Pemerintah dan BI sepakat burden sharing melalui SKB II yang diteken pada Juli hanya satu kali berlaku pada tahun lalu. Namun, pemerintah dan BI memperpanjang pemberlakuan SKB I hingga 31 Desember 2021.
Adapun BI telah membeli surat berharga negara (SBN) sesuai SKB I hingga 19 Juli sebesar Rp 124,13 triliun. Pembelian obligasi pemerintah ini terdiri dari lelang utama sebesar Rp 48,67 triliun dan Rp 75,46 triliun melalui mekanisme lelang tambahan.
Perry juga memastikan koordinasi kebijakan fiskal dan moneter masih akan terjaga untuk mendukung penyelenggaraan APBN 2021. Koordinasi antara BI dengan Kementerian Keuangan tidak hanya dilakukan pada level pimpinan tertinggi tetapi juga direktur lembaga.

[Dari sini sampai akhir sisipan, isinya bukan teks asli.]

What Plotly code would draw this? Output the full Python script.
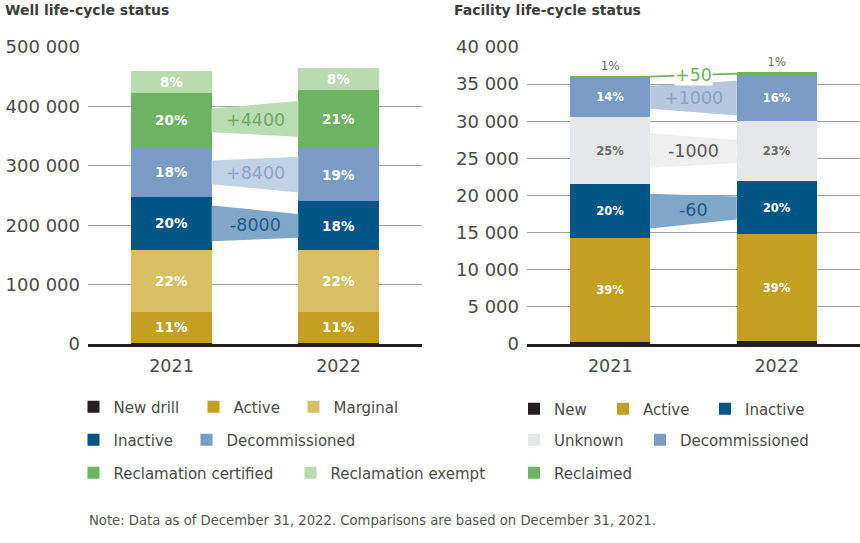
import plotly.graph_objects as go

# ---------------- data ----------------
YEARS = ["2021", "2022"]
X_POS = [0, 1]

# Well life-cycle status (counts per status, stacked bottom -> top)
WELL_NAMES = ["New drill", "Active", "Marginal", "Inactive", "Decommissioned",
              "Reclamation certified", "Reclamation exempt"]
WELL_NEW_DRILL = [2000, 2000]
WELL_ACTIVE = [52000, 52000]
WELL_MARGINAL = [104000, 104000]
WELL_INACTIVE = [90000, 82000]
WELL_DECOMMISSIONED = [82000, 90400]
WELL_RECL_CERTIFIED = [93000, 97400]
WELL_RECL_EXEMPT = [36600, 36600]
WELL_PCT_LABELS = [
    [None, None],
    ["11%", "11%"],
    ["22%", "22%"],
    ["20%", "18%"],
    ["18%", "19%"],
    ["20%", "21%"],
    ["8%", "8%"],
]
WELL_CHANGE_SERIES = ["Inactive", "Decommissioned", "Reclamation certified"]
WELL_CHANGE_LABELS = ["-8000", "+8400", "+4400"]
WELL_TICKS = [0, 100000, 200000, 300000, 400000, 500000]

# Facility life-cycle status
FAC_NAMES = ["New", "Active", "Inactive", "Unknown", "Decommissioned", "Reclaimed"]
FAC_NEW = [300, 400]
FAC_ACTIVE = [14000, 14350]
FAC_INACTIVE = [7200, 7140]
FAC_UNKNOWN = [9100, 8100]
FAC_DECOMMISSIONED = [5250, 6250]
FAC_RECLAIMED = [300, 350]
FAC_PCT_LABELS = [
    [None, None],
    ["39%", "39%"],
    ["20%", "20%"],
    ["25%", "23%"],
    ["14%", "16%"],
    ["1%", "1%"],
]
FAC_CHANGE_SERIES = ["Inactive", "Unknown", "Decommissioned", "Reclaimed"]
FAC_CHANGE_LABELS = ["-60", "-1000", "+1000", "+50"]
FAC_TICKS = [0, 5000, 10000, 15000, 20000, 25000, 30000, 35000, 40000]

WELL_SERIES = [WELL_NEW_DRILL, WELL_ACTIVE, WELL_MARGINAL, WELL_INACTIVE,
               WELL_DECOMMISSIONED, WELL_RECL_CERTIFIED, WELL_RECL_EXEMPT]
FAC_SERIES = [FAC_NEW, FAC_ACTIVE, FAC_INACTIVE, FAC_UNKNOWN,
              FAC_DECOMMISSIONED, FAC_RECLAIMED]

# ---------------- style ----------------
FONT = "DejaVu Sans"
TXT = "#4a4a4a"
C_BLACK = "#231f20"
C_ACTIVE = "#c3a022"
C_MARGINAL = "#d8bf64"
C_INACTIVE = "#005587"
C_DECOM = "#7a9bc5"
C_RECL = "#6cb461"
C_EXEMPT = "#b8dbb0"
C_UNKNOWN = "#e6e7e8"

WELL_COLORS = [C_BLACK, C_ACTIVE, C_MARGINAL, C_INACTIVE, C_DECOM, C_RECL, C_EXEMPT]
FAC_COLORS = [C_BLACK, C_ACTIVE, C_INACTIVE, C_UNKNOWN, C_DECOM, C_RECL]

WELL_LEGENDS = ["legend", "legend", "legend", "legend2", "legend2", "legend3", "legend3"]
WELL_LEGEND_W = [75, 55, 80, 68, 130, 172, 150]
FAC_LEGENDS = ["legend4", "legend4", "legend4", "legend5", "legend5", "legend6"]
FAC_LEGEND_W = [44, 57, 70, 81, 130, 90]

WELL_TEXT_COLORS = ["white"] * 7
FAC_TEXT_COLORS = ["white", "white", "white", "#6b6b6b", "white", "#6b6b6b"]

WELL_CHANGE_STYLE = {
    "Inactive": ("#7fa7c9", "#1d5a8c"),
    "Decommissioned": ("#c2d2e5", "#8aa6c9"),
    "Reclamation certified": ("#badcb2", "#6cab60"),
}
FAC_CHANGE_STYLE = {
    "Inactive": ("#7fa7c9", "#1d5a8c"),
    "Unknown": ("#efeff0", "#5a5a5a"),
    "Decommissioned": ("#b6c8df", "#8aa3c4"),
    "Reclaimed": ("line", "#6cb461"),
}

BAR_W = 0.48
HALF = BAR_W / 2

fig = go.Figure()


def add_chart(names, series, colors, pct, text_colors, legends, legend_w,
              xa, ya, pct_size, changes, change_labels, change_style,
              half_small, half_large):
    # change bands between the two bars
    bases = []
    for yi in range(2):
        acc, b = 0, []
        for s in series:
            b.append(acc)
            acc += s[yi]
        bases.append(b)
    for name, lab in zip(changes, change_labels):
        i = names.index(name)
        v0, v1 = series[i][0], series[i][1]
        m0 = bases[0][i] + v0 / 2
        m1 = bases[1][i] + v1 / 2
        fill, tcol = change_style[name]
        if fill == "line":
            fig.add_trace(go.Scatter(
                x=[HALF, 1 - HALF], y=[m0, m1], mode="lines",
                line=dict(color=tcol, width=1.8), showlegend=False,
                hoverinfo="skip", xaxis=xa, yaxis=ya))
            bg = "white"
        else:
            h0 = half_large if v0 > v1 else half_small
            h1 = half_large if v1 > v0 else half_small
            fig.add_trace(go.Scatter(
                x=[HALF, 1 - HALF, 1 - HALF, HALF, HALF],
                y=[m0 + h0, m1 + h1, m1 - h1, m0 - h0, m0 + h0],
                mode="lines", fill="toself", fillcolor=fill,
                line=dict(width=0, color=fill), showlegend=False,
                hoverinfo="skip", xaxis=xa, yaxis=ya))
            bg = None
        fig.add_annotation(
            x=0.5, y=(m0 + m1) / 2, xref=xa, yref=ya, text=lab,
            showarrow=False, bgcolor=bg, borderpad=0,
            font=dict(family=FONT, size=17.5, color=tcol))
    # stacked bars
    n = len(series)
    for k, (nm, s, c, p, tc, lg, lw) in enumerate(
            zip(names, series, colors, pct, text_colors, legends, legend_w)):
        top = (k == n - 1) and xa == "x2"
        labels = [None if t is None else (t if top else "<b>%s</b>" % t) for t in p]
        fig.add_trace(go.Bar(
            x=X_POS, y=s, name=nm, width=BAR_W,
            marker=dict(color=c, line=dict(width=0)),
            text=labels, textposition=("outside" if top else "inside"),
            insidetextanchor="middle", constraintext="none",
            textfont=dict(family=FONT, size=(12 if top else pct_size), color=tc),
            cliponaxis=False,
            legend=lg, legendwidth=lw, xaxis=xa, yaxis=ya,
            hoverinfo="name+y"))


add_chart(WELL_NAMES, WELL_SERIES, WELL_COLORS, WELL_PCT_LABELS, WELL_TEXT_COLORS,
          WELL_LEGENDS, WELL_LEGEND_W, "x", "y", 13.5,
          WELL_CHANGE_SERIES, WELL_CHANGE_LABELS, WELL_CHANGE_STYLE, 20000, 30000)
add_chart(FAC_NAMES, FAC_SERIES, FAC_COLORS, FAC_PCT_LABELS, FAC_TEXT_COLORS,
          FAC_LEGENDS, FAC_LEGEND_W, "x2", "y2", 11.5,
          FAC_CHANGE_SERIES, FAC_CHANGE_LABELS, FAC_CHANGE_STYLE, 1550, 2350)

W, H = 860, 543
Y_DOM = [(543 - 344) / H, (543 - 47) / H]


def xax(dom, anchor):
    return dict(domain=dom, range=[-0.5, 1.5], tickvals=X_POS, ticktext=YEARS,
                showgrid=False, zeroline=False, showline=True, anchor=anchor,
                linecolor=C_BLACK, linewidth=3, ticks="",
                ticklabelstandoff=4, fixedrange=True,
                tickfont=dict(family=FONT, size=17.5, color=TXT))


def yax(rng, ticks, anchor):
    return dict(domain=Y_DOM, range=rng, tickvals=ticks, tickformat=",d",
                showgrid=True, gridcolor="#a0a0a0", gridwidth=1.2,
                zeroline=False, showline=False, ticks="", anchor=anchor,
                ticklabelstandoff=7, fixedrange=True,
                tickfont=dict(family=FONT, size=18, color=TXT))


def leg(x, y):
    return dict(orientation="h", x=x, y=y, xanchor="left", yanchor="middle",
                traceorder="normal",
                bgcolor="rgba(0,0,0,0)", borderwidth=0,
                font=dict(family=FONT, size=15, color=TXT))


fig.update_layout(
    width=W, height=H, barmode="stack", separators=". ",
    paper_bgcolor="white", plot_bgcolor="white",
    margin=dict(l=0, r=0, t=0, b=0, autoexpand=False),
    font=dict(family=FONT, color=TXT),
    xaxis=xax([88 / W, 422 / W], "y"), yaxis=yax([0, 500000], WELL_TICKS, "x"),
    xaxis2=xax([527 / W, 1.0], "y2"), yaxis2=yax([0, 40000], FAC_TICKS, "x2"),
    legend=leg(73.5 / W, 1 - 407 / H),
    legend2=leg(73.5 / W, 1 - 440 / H),
    legend3=leg(73.5 / W, 1 - 473 / H),
    legend4=leg(514 / W, 1 - 409 / H),
    legend5=leg(514 / W, 1 - 440 / H),
    legend6=leg(514 / W, 1 - 473 / H),
    showlegend=True,
)

fig.add_annotation(x=3 / W, y=1 - 10 / H, xref="paper", yref="paper",
                   xanchor="left", yanchor="middle", showarrow=False,
                   text="<b>Well life-cycle status</b>",
                   font=dict(family=FONT, size=14, color="#3d3d3d"))
fig.add_annotation(x=452 / W, y=1 - 10 / H, xref="paper", yref="paper",
                   xanchor="left", yanchor="middle", showarrow=False,
                   text="<b>Facility life-cycle status</b>",
                   font=dict(family=FONT, size=14, color="#3d3d3d"))
fig.add_annotation(x=87 / W, y=1 - 520 / H, xref="paper", yref="paper",
                   xanchor="left", yanchor="middle", showarrow=False,
                   text="Note: Data as of December 31, 2022. Comparisons are based on December 31, 2021.",
                   font=dict(family=FONT, size=13.2, color="#555555"))

fig.write_html("out.html", config={"displayModeBar": False},
               post_script="document.body.style.margin='0px';")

Pemerintah kembali meningkatkan pembiayaan untuk program PEN 2021 dari semula Rp 699,43 triliun menjadi Rp 744,75 triliun. Sri Mulyani menyebut pemenuhan tambahan anggaran akan berasal dari realokasi anggaran K/L, serta pemanfaatan dana SAL 2020 yang mencapai Rp 186,67 triliun dan SiLPA semester I 2021 Rp 135,9 triliun.
"Kami akan melakukan realokasi beberapa belanja kementerian dan lembaga agar kita bisa memenuhi terutama kebutuhan yang sangat tinggi untuk kesehatan dan bansos yang bertambahan Rp 55,2 triliun." kata Sri Mulyani dalam Konferensi Pers APBN kita edisi Juli 2021, (21/7).
Bendahara negara juga memastikan defisit anggaran tetap akan sesuai target di akhir tahun mencapai 5,7% terhadap PDB hingga akhir tahun. Hingga semester pertama tahun ini, realisasi defisit APBN sudah mencapai 1,72% terhadap PDB.
Pemerintah menargetkan defisit APBN dua tahun mendatang akan berangsur turun di bawah 5%. Target APBN 2022 dipatok 4,51-4,85% terhadap PDB atau sekitar Rp 808,2 triliun hingga 879,9 triliun. Target tahun 2023 diharapkan bisa ditekan lebih dalam lagi hingga di bawah 3%. Target APBN 2023 dipatok 2,7%-2,97% terhadap PDB atau Rp 524 triliun hingga Rp 589,15 triliun.